These days, I tend to find myself more in the latter camp. It's part of the adventure really. If we've to plan for a break, something that's meant to be relaxing, it can almost take the fun out of it.
On top of this, I usually prefer travelling alone. I find it quite a release to hop on a bus companion-less, heading to some destination I know very little about and where I don't know anybody on arrival. A chance to get away from it all and lose myself in my own thoughts.
|The view from the top of one of the many large rocks at Ciudad Piedra.|
Up until recently, the place was generally regarded as being off limits to not just tourism but pretty much any unnecessary visits. It was a 'zona caliente', that is to say a hotbed of violence in Colombia's internal conflict.
In Bogotá, across the stratum divide, this view still seems to hold for many. "Be careful going down there" was the refrain from most, as it is when one goes to many regional outposts. Now by area it is a big department, about the size of Croatia actually, and I only explored a small section of it around San José, so I can't speak for it all.
Yet, what I did experience was nothing but friendly folk in an environment that felt anything but threatening. Indeed, in terms of having personal belongings robbed, the chances of this happening in San José seem pretty remote. Alas, we can't say the same for the country's capital.
The biggest problem with the place — which in some ways is paradoxically a plus — from that independent, off-the-cuff traveller perspective, is that the tourism infrastructure isn't quite in place (yet). If you haven't signed up with a tour company, getting around to see the many wonderful sights can prove to be a bit of a headache.
Of the fledgling tour companies in operation, Geotours del Guaviare is one that I had the pleasure to chat with and get some useful information on my second day there, by accident as it was albeit. However, doing tours on your own with these can be pretty expensive (though if you're coming with dollars or euros in your back pocket, it won't seem too much at all).
|On our way to the refreshing natural wells with the help of Saúl ...|
Considering the agency prices, Arnulfo's negotiable 80,000 COP for an 'all-day' (09:00 to 18:30 as it turned out on day one) trip seemed reasonable. (That's just over 22 euro. And yes, I did get it at a lower price; we are in straitened times.)* In fact, the motorbike ride in the hot sun was an attraction in itself, if a little bit testing on the posterior.

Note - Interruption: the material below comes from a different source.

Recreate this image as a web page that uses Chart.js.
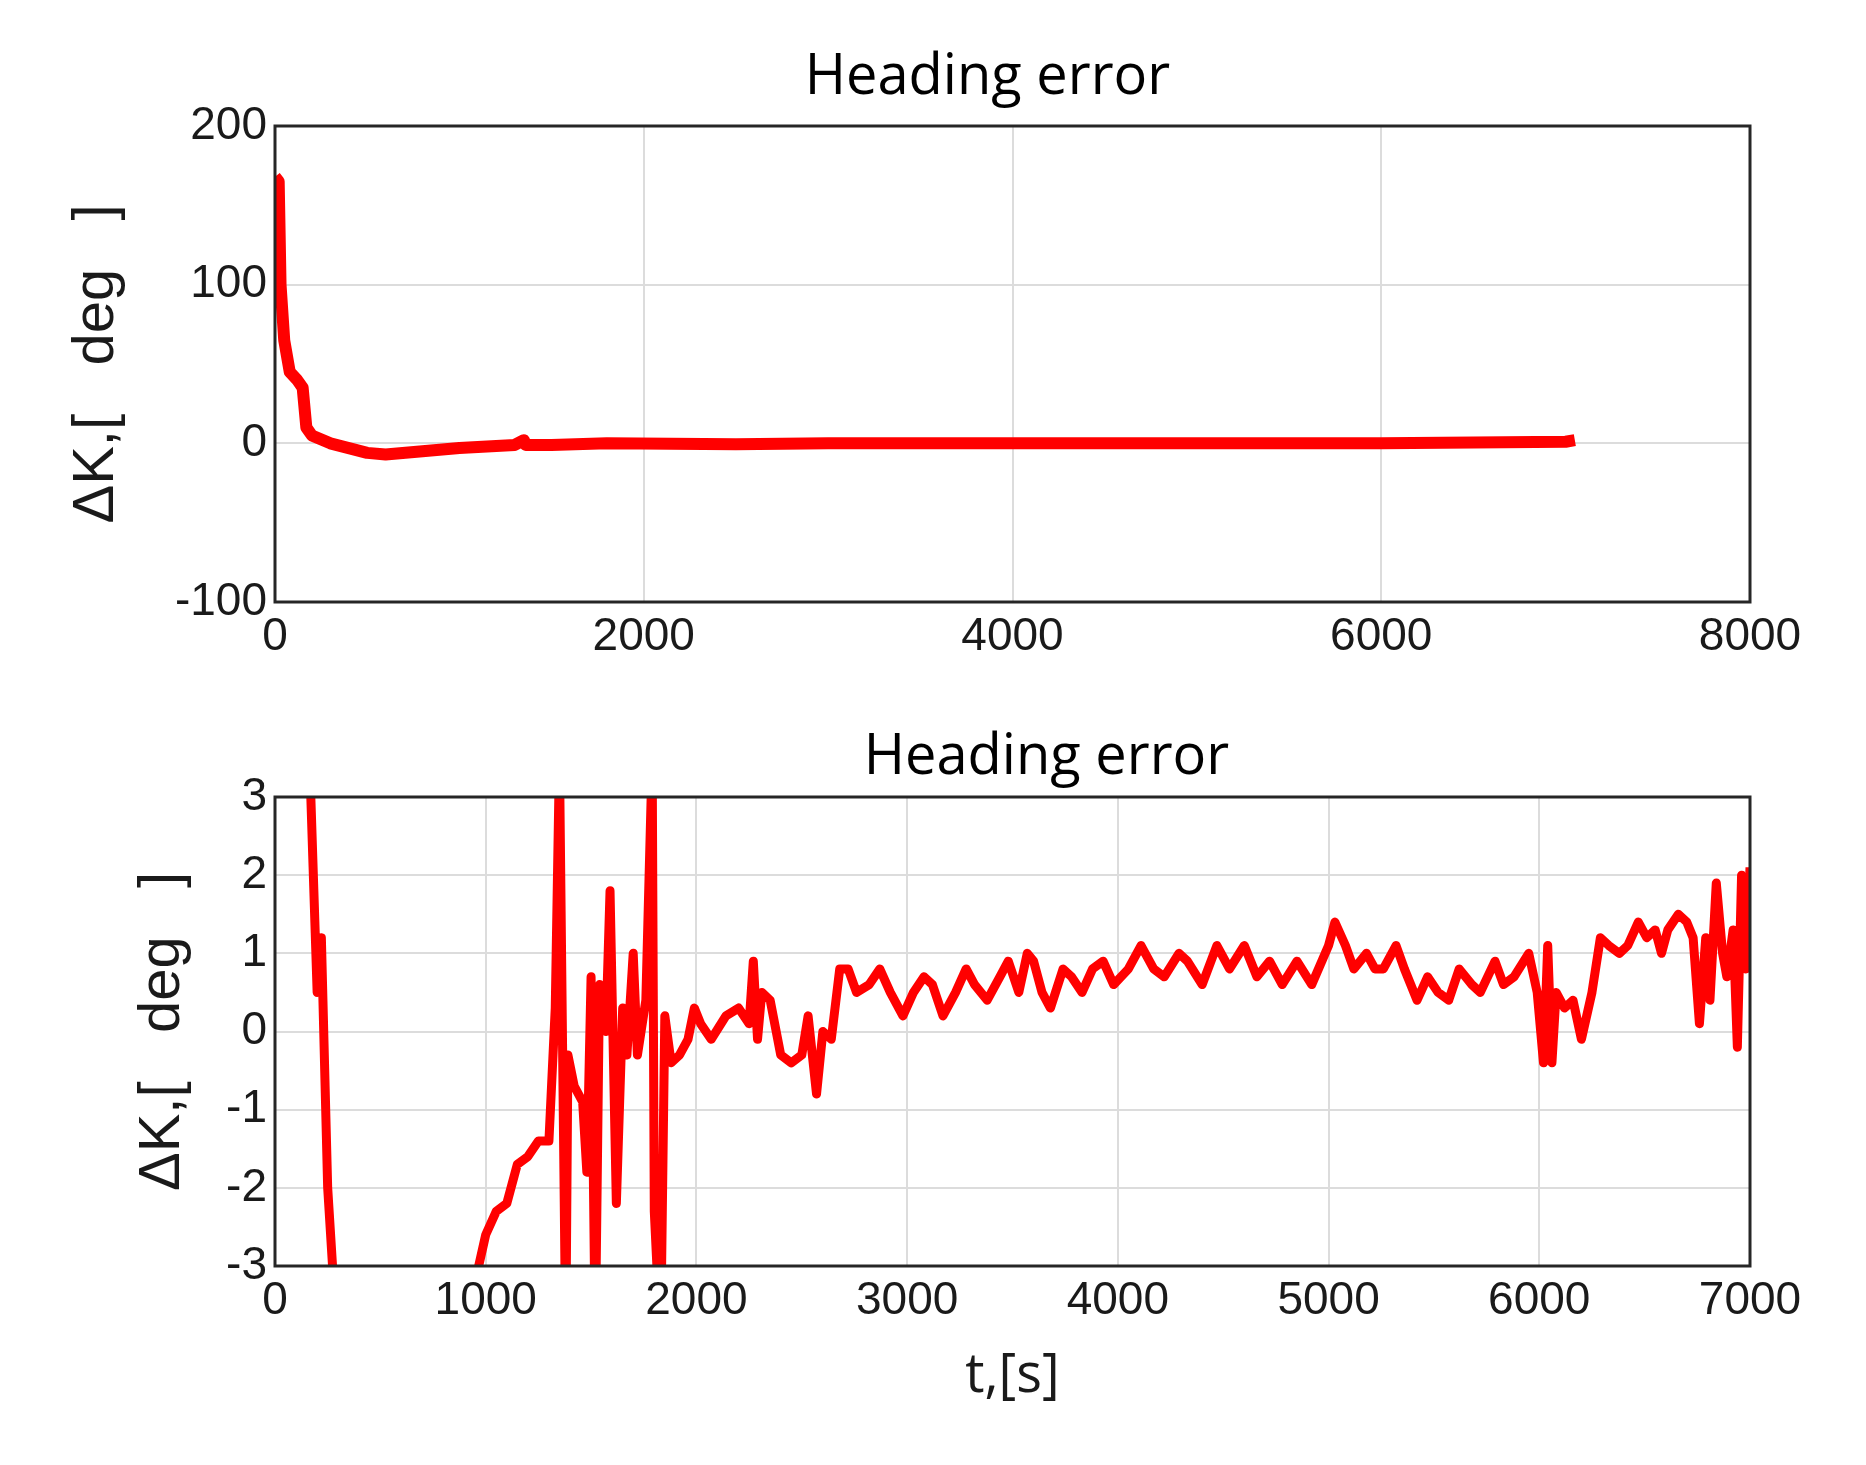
<!DOCTYPE html>
<html>
<head>
<meta charset="utf-8">
<script src="https://cdn.jsdelivr.net/npm/chart.js@4.4.1/dist/chart.umd.min.js"></script>
<style>
  body { margin: 0; background: #fff; }
  .box { position: absolute; left: 0; width: 1866px; }
</style>
</head>
<body>
<div class="box" style="top:0;height:700px"><canvas id="topChart"></canvas></div>
<div class="box" style="top:700px;height:765px"><canvas id="bottomChart"></canvas></div>
<script>
// top panel: full time history
const topTime = [0, 20, 30, 50, 80, 120, 150, 170, 200, 300, 400, 500, 600, 800, 1000, 1300, 1350, 1360, 1500, 1800, 2500, 3000, 4000, 5000, 6000, 6500, 7000, 7050];
const topErr = [168, 165, 100, 65, 45, 40, 35, 10, 5, 0, -3, -6, -7, -5, -3, -1, 2, -1, -1, 0, -0.5, 0, 0, 0, 0, 0.5, 1, 2];
const topXTicks = [0, 2000, 4000, 6000, 8000];
const topYTicks = [-100, 0, 100, 200];

// bottom panel: zoomed view
const botTime = [150, 170, 200, 220, 250, 280, 300, 400, 700, 950, 1000, 1050, 1100, 1150, 1200, 1250, 1300, 1330, 1350, 1380, 1390, 1420, 1460, 1480, 1500, 1520, 1540, 1570, 1590, 1620, 1650, 1670, 1700, 1720, 1760, 1790, 1800, 1830, 1850, 1880, 1920, 1960, 1990, 2020, 2070, 2140, 2200, 2250, 2270, 2290, 2310, 2350, 2400, 2450, 2500, 2530, 2570, 2600, 2640, 2680, 2720, 2760, 2820, 2870, 2920, 2980, 3030, 3080, 3120, 3170, 3230, 3280, 3320, 3380, 3440, 3480, 3530, 3570, 3600, 3640, 3680, 3740, 3780, 3830, 3880, 3930, 3980, 4050, 4110, 4170, 4220, 4290, 4330, 4400, 4470, 4530, 4600, 4660, 4720, 4780, 4850, 4920, 5000, 5030, 5080, 5120, 5180, 5220, 5260, 5320, 5360, 5420, 5470, 5520, 5570, 5620, 5680, 5720, 5790, 5830, 5880, 5950, 5990, 6020, 6040, 6060, 6080, 6120, 6160, 6200, 6250, 6290, 6330, 6380, 6420, 6470, 6510, 6550, 6580, 6610, 6660, 6700, 6730, 6760, 6790, 6810, 6840, 6870, 6890, 6920, 6940, 6960, 6980, 7000];
const botErr = [3.2, 3, 0.5, 1.2, -2, -3.3, -5, -8, -6, -3.2, -2.6, -2.3, -2.2, -1.7, -1.6, -1.4, -1.4, 0.3, 3.5, -4, -0.3, -0.7, -0.9, -1.8, 0.7, -4, 0.6, 0, 1.8, -2.2, 0.3, -0.3, 1, -0.3, 0.4, 3.5, -2.3, -4, 0.2, -0.4, -0.3, -0.1, 0.3, 0.1, -0.1, 0.2, 0.3, 0.1, 0.9, -0.1, 0.5, 0.4, -0.3, -0.4, -0.3, 0.2, -0.8, 0, -0.1, 0.8, 0.8, 0.5, 0.6, 0.8, 0.5, 0.2, 0.5, 0.7, 0.6, 0.2, 0.5, 0.8, 0.6, 0.4, 0.7, 0.9, 0.5, 1.0, 0.9, 0.5, 0.3, 0.8, 0.7, 0.5, 0.8, 0.9, 0.6, 0.8, 1.1, 0.8, 0.7, 1.0, 0.9, 0.6, 1.1, 0.8, 1.1, 0.7, 0.9, 0.6, 0.9, 0.6, 1.1, 1.4, 1.1, 0.8, 1.0, 0.8, 0.8, 1.1, 0.8, 0.4, 0.7, 0.5, 0.4, 0.8, 0.6, 0.5, 0.9, 0.6, 0.7, 1.0, 0.5, -0.4, 1.1, -0.4, 0.5, 0.3, 0.4, -0.1, 0.5, 1.2, 1.1, 1.0, 1.1, 1.4, 1.2, 1.3, 1.0, 1.3, 1.5, 1.4, 1.2, 0.1, 1.2, 0.4, 1.9, 1.0, 0.7, 1.3, -0.2, 2.0, 0.8, 2.1];
const botXTicks = [0, 1000, 2000, 3000, 4000, 5000, 6000, 7000];
const botYTicks = [-3, -2, -1, 0, 1, 2, 3];

const tickFont = { family: 'Liberation Sans, Arial, sans-serif', size: 46 };

// frame around the plot area plus the panel title (placed off-centre like the original)
const frame = {
    id: 'frame',
    afterDraw(chart, args, opts) {
        const a = chart.chartArea, c = chart.ctx;
        c.save();
        c.strokeStyle = '#262626';
        c.lineWidth = 3;
        c.strokeRect(a.left, a.top, a.right - a.left, a.bottom - a.top);
        c.fillStyle = '#000';
        c.font = '56px "Open Sans", sans-serif';
        c.textAlign = 'center';
        c.textBaseline = 'middle';
        c.fillText('Heading error', a.left + opts.frac * (a.right - a.left), opts.y);
        c.restore();
    }
};

function makeChart(id, xs, ys, xTicks, yTicks, o) {
    const pts = xs.map((x, i) => ({ x: x, y: ys[i] }));
    return new Chart(document.getElementById(id), {
        type: 'line',
        data: { datasets: [{ data: pts, borderColor: '#ff0000', borderWidth: o.lw, pointRadius: 0, tension: 0, borderJoinStyle: 'round' }] },
        options: {
            responsive: true,
            maintainAspectRatio: false,
            animation: false,
            layout: { padding: { right: 116, top: o.padTop, left: 0 } },
            plugins: {
                legend: { display: false },
                tooltip: { enabled: false },
                title: { display: false },
                frame: { frac: o.titleFrac, y: o.titleY }
            },
            scales: {
                x: {
                    type: 'linear', min: xTicks[0], max: xTicks[xTicks.length - 1],
                    afterBuildTicks: ax => { ax.ticks = xTicks.map(v => ({ value: v })); },
                    ticks: { color: '#1a1a1a', font: tickFont, maxRotation: 0, padding: 8, callback: v => String(v) },
                    grid: { color: '#dcdcdc', lineWidth: 2, drawTicks: false },
                    border: { display: false },
                    title: { display: !!o.xTitle, text: o.xTitle || '', color: '#1a1a1a', font: { family: 'Open Sans, sans-serif', size: 54 }, padding: { top: 0, bottom: 56 } },
                    afterFit: ax => { ax.height = o.xH; }
                },
                y: {
                    min: yTicks[0], max: yTicks[yTicks.length - 1],
                    afterBuildTicks: ax => { ax.ticks = yTicks.map(v => ({ value: v })); },
                    ticks: { color: '#1a1a1a', font: tickFont, padding: 8, callback: v => String(v) },
                    grid: { color: '#dcdcdc', lineWidth: 2, drawTicks: false },
                    border: { display: false },
                    title: { display: true, text: 'ΔK,[   deg   ]', color: '#1a1a1a', font: { family: 'Liberation Sans, Arial, sans-serif', size: 58 }, padding: { top: o.yTitleLeft, bottom: 0 } },
                    afterFit: ax => { ax.width = 275; }
                }
            }
        },
        plugins: [frame]
    });
}

makeChart('topChart', topTime, topErr, topXTicks, topYTicks,
    { lw: 12, padTop: 126, xH: 98, yTitleLeft: 62, titleFrac: 0.483, titleY: 78 });
makeChart('bottomChart', botTime, botErr, botXTicks, botYTicks,
    { lw: 9, padTop: 97, xH: 199, xTitle: 't,[s]', yTitleLeft: 128, titleFrac: 0.523, titleY: 58 });
</script>
</body>
</html>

Although he wasn't the most informative, Arnulfo turned out to be good company all the same, if a little difficult to understand at times. We got over the small setback of him struggling to find the 'pozos naturales', natural wells, at the end of our first day. That I opted for a second day with him is proof of that.
|The ancient rock paintings at Cerro Azul ...|
On day two with Arnulfo we went to Cerro Azul, or 'Blue Hill' if you like, where there are more indigenous paintings to try to 'decode', a 'cool', in every sense of the word, bat-filled rock tunnel to traverse, as well as stunning views over the vast plains-cum-jungle.
A refreshing tienda pit stop came after that — Arnulfo's call, honestly. In fairness to him, it's a sweaty trek up and down Cerro Azul in the energy-sapping sun, while the motorbike journey alone to get there from San José is a good 90 minutes, most of it on unpaved roads. He deserved a beer or five.
Once 'watered', we briefly took in Laguna Negra, the Black Lake. By that time, with the sun setting, the blood-sucking flying insects were out in force and I was left badly exposed. They were the biggest threat faced over the four-day visit.
Going to Guaviare in dry season means missing out on the chance to see majestically-coloured rivers, akin to the more renowned Caño Cristales (an advantage for the Guaviare versions is that they're far easier, and cheaper, to reach). The best time to see the rivers 'in bloom' is between July and November.
|This anteater caused a bit of excitement among the concerned locals in San José ...|
In any case, it's just another reason to go back. We can call this a reconnaissance mission of sorts for the independent traveller. The contacts and groundwork have been laid for that return visit.
*Both Arnulfo (+573115678891) and his brother Antonio (+573115559047) offer moto-taxi services.
There are a host of hotels in San José del Guaviare, from basic to slightly more upmarket. The likes of Residencia Casanare a block away from the main square has rooms available from as little as 10.000 COP.